(Brief) Your copy of the material below should match it exactly, except that it holds no pictures.

◇ ◇ ◇ ◇ ◇ ◇ ◇

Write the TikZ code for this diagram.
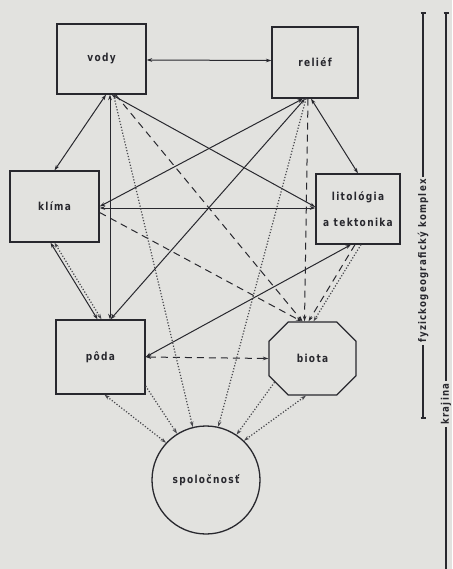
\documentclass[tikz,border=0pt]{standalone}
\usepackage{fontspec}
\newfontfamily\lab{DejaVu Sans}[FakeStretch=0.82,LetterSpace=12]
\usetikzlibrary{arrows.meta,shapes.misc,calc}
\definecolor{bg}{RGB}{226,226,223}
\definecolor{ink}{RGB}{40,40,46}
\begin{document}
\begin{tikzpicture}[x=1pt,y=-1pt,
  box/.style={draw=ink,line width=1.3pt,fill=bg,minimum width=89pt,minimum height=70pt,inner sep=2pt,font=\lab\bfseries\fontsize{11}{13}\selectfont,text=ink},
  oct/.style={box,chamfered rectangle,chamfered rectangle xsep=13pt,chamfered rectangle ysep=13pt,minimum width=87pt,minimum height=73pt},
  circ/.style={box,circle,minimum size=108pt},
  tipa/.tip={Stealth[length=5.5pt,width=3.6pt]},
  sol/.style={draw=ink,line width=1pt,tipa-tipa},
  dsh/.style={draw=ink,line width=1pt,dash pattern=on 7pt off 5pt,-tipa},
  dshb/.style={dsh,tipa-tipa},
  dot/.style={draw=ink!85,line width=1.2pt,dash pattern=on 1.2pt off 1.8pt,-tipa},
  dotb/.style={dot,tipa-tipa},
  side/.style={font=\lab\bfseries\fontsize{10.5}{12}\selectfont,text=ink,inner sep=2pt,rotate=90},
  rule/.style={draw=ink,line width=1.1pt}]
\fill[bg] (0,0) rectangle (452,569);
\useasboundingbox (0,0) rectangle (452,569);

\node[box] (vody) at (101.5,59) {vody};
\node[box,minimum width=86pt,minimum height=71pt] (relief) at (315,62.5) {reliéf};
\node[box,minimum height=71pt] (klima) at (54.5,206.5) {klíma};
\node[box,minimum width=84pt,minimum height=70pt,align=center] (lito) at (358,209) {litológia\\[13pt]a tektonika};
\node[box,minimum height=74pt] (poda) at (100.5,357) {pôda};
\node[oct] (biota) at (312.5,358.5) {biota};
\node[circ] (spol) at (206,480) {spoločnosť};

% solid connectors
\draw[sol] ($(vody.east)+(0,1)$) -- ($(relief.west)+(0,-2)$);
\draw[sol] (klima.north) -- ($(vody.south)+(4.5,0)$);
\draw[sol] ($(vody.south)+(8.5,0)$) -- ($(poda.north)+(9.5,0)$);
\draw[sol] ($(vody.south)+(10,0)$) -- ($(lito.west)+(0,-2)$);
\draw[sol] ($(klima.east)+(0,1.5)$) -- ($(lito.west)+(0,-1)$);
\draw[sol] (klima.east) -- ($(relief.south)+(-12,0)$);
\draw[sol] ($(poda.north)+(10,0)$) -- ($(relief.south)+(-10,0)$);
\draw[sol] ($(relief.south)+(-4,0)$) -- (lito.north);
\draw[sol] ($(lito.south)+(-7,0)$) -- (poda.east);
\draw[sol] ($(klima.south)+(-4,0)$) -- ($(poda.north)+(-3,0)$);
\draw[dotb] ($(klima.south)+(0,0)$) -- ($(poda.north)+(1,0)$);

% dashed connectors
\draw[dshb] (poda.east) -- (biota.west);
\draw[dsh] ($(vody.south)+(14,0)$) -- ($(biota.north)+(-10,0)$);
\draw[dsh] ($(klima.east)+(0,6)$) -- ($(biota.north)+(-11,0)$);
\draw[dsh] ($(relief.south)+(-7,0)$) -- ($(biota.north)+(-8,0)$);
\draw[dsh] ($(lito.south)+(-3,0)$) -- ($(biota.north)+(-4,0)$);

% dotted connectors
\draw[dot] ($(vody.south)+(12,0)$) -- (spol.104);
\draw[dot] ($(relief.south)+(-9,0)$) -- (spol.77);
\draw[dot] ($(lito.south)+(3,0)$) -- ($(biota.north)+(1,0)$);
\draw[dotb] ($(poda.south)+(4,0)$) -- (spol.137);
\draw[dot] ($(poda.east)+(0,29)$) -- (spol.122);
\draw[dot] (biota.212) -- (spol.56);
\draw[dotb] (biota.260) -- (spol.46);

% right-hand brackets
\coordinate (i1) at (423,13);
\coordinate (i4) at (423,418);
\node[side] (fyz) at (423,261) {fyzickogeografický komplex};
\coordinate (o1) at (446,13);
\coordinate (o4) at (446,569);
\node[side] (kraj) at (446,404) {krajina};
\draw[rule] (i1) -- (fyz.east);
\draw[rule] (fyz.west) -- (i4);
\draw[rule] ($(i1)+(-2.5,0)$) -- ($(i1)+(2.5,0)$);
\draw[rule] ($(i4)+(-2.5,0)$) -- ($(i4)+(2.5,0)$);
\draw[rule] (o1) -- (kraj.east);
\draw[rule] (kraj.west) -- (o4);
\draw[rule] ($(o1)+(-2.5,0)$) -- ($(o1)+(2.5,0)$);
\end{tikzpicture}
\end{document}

◇ ◇ ◇ ◇ ◇ ◇ ◇

(Correct response)
Write the TikZ code for this diagram.
\documentclass[tikz,border=0pt]{standalone}
\usepackage{fontspec}
\newfontfamily\lab{DejaVu Sans}[FakeStretch=0.82,LetterSpace=12]
\usetikzlibrary{arrows.meta,shapes.misc,calc}
\definecolor{bg}{RGB}{226,226,223}
\definecolor{ink}{RGB}{40,40,46}
\begin{document}
\begin{tikzpicture}[x=1pt,y=-1pt,
  box/.style={draw=ink,line width=1.3pt,fill=bg,minimum width=89pt,minimum height=70pt,inner sep=2pt,font=\lab\bfseries\fontsize{11}{13}\selectfont,text=ink},
  oct/.style={box,chamfered rectangle,chamfered rectangle xsep=13pt,chamfered rectangle ysep=13pt,minimum width=87pt,minimum height=73pt},
  circ/.style={box,circle,minimum size=108pt},
  tipa/.tip={Stealth[length=5.5pt,width=3.6pt]},
  sol/.style={draw=ink,line width=1pt,tipa-tipa},
  dsh/.style={draw=ink,line width=1pt,dash pattern=on 7pt off 5pt,-tipa},
  dshb/.style={dsh,tipa-tipa},
  dot/.style={draw=ink!85,line width=1.2pt,dash pattern=on 1.2pt off 1.8pt,-tipa},
  dotb/.style={dot,tipa-tipa},
  side/.style={font=\lab\bfseries\fontsize{10.5}{12}\selectfont,text=ink,inner sep=2pt,rotate=90},
  rule/.style={draw=ink,line width=1.1pt}]
\fill[bg] (0,0) rectangle (452,569);
\useasboundingbox (0,0) rectangle (452,569);

\node[box] (vody) at (101.5,59) {vody};
\node[box,minimum width=86pt,minimum height=71pt] (relief) at (315,62.5) {reliéf};
\node[box,minimum height=71pt] (klima) at (54.5,206.5) {klíma};
\node[box,minimum width=84pt,minimum height=70pt,align=center] (lito) at (358,209) {litológia\\[13pt]a tektonika};
\node[box,minimum height=74pt] (poda) at (100.5,357) {pôda};
\node[oct] (biota) at (312.5,358.5) {biota};
\node[circ] (spol) at (206,480) {spoločnosť};

% solid connectors
\draw[sol] ($(vody.east)+(0,1)$) -- ($(relief.west)+(0,-2)$);
\draw[sol] (klima.north) -- ($(vody.south)+(4.5,0)$);
\draw[sol] ($(vody.south)+(8.5,0)$) -- ($(poda.north)+(9.5,0)$);
\draw[sol] ($(vody.south)+(10,0)$) -- ($(lito.west)+(0,-2)$);
\draw[sol] ($(klima.east)+(0,1.5)$) -- ($(lito.west)+(0,-1)$);
\draw[sol] (klima.east) -- ($(relief.south)+(-12,0)$);
\draw[sol] ($(poda.north)+(10,0)$) -- ($(relief.south)+(-10,0)$);
\draw[sol] ($(relief.south)+(-4,0)$) -- (lito.north);
\draw[sol] ($(lito.south)+(-7,0)$) -- (poda.east);
\draw[sol] ($(klima.south)+(-4,0)$) -- ($(poda.north)+(-3,0)$);
\draw[dotb] ($(klima.south)+(0,0)$) -- ($(poda.north)+(1,0)$);

% dashed connectors
\draw[dshb] (poda.east) -- (biota.west);
\draw[dsh] ($(vody.south)+(14,0)$) -- ($(biota.north)+(-10,0)$);
\draw[dsh] ($(klima.east)+(0,6)$) -- ($(biota.north)+(-11,0)$);
\draw[dsh] ($(relief.south)+(-7,0)$) -- ($(biota.north)+(-8,0)$);
\draw[dsh] ($(lito.south)+(-3,0)$) -- ($(biota.north)+(-4,0)$);

% dotted connectors
\draw[dot] ($(vody.south)+(12,0)$) -- (spol.104);
\draw[dot] ($(relief.south)+(-9,0)$) -- (spol.77);
\draw[dot] ($(lito.south)+(3,0)$) -- ($(biota.north)+(1,0)$);
\draw[dotb] ($(poda.south)+(4,0)$) -- (spol.137);
\draw[dot] ($(poda.east)+(0,29)$) -- (spol.122);
\draw[dot] (biota.212) -- (spol.56);
\draw[dotb] (biota.260) -- (spol.46);

% right-hand brackets
\coordinate (i1) at (423,13);
\coordinate (i4) at (423,418);
\node[side] (fyz) at (423,261) {fyzickogeografický komplex};
\coordinate (o1) at (446,13);
\coordinate (o4) at (446,569);
\node[side] (kraj) at (446,404) {krajina};
\draw[rule] (i1) -- (fyz.east);
\draw[rule] (fyz.west) -- (i4);
\draw[rule] ($(i1)+(-2.5,0)$) -- ($(i1)+(2.5,0)$);
\draw[rule] ($(i4)+(-2.5,0)$) -- ($(i4)+(2.5,0)$);
\draw[rule] (o1) -- (kraj.east);
\draw[rule] (kraj.west) -- (o4);
\draw[rule] ($(o1)+(-2.5,0)$) -- ($(o1)+(2.5,0)$);
\end{tikzpicture}
\end{document}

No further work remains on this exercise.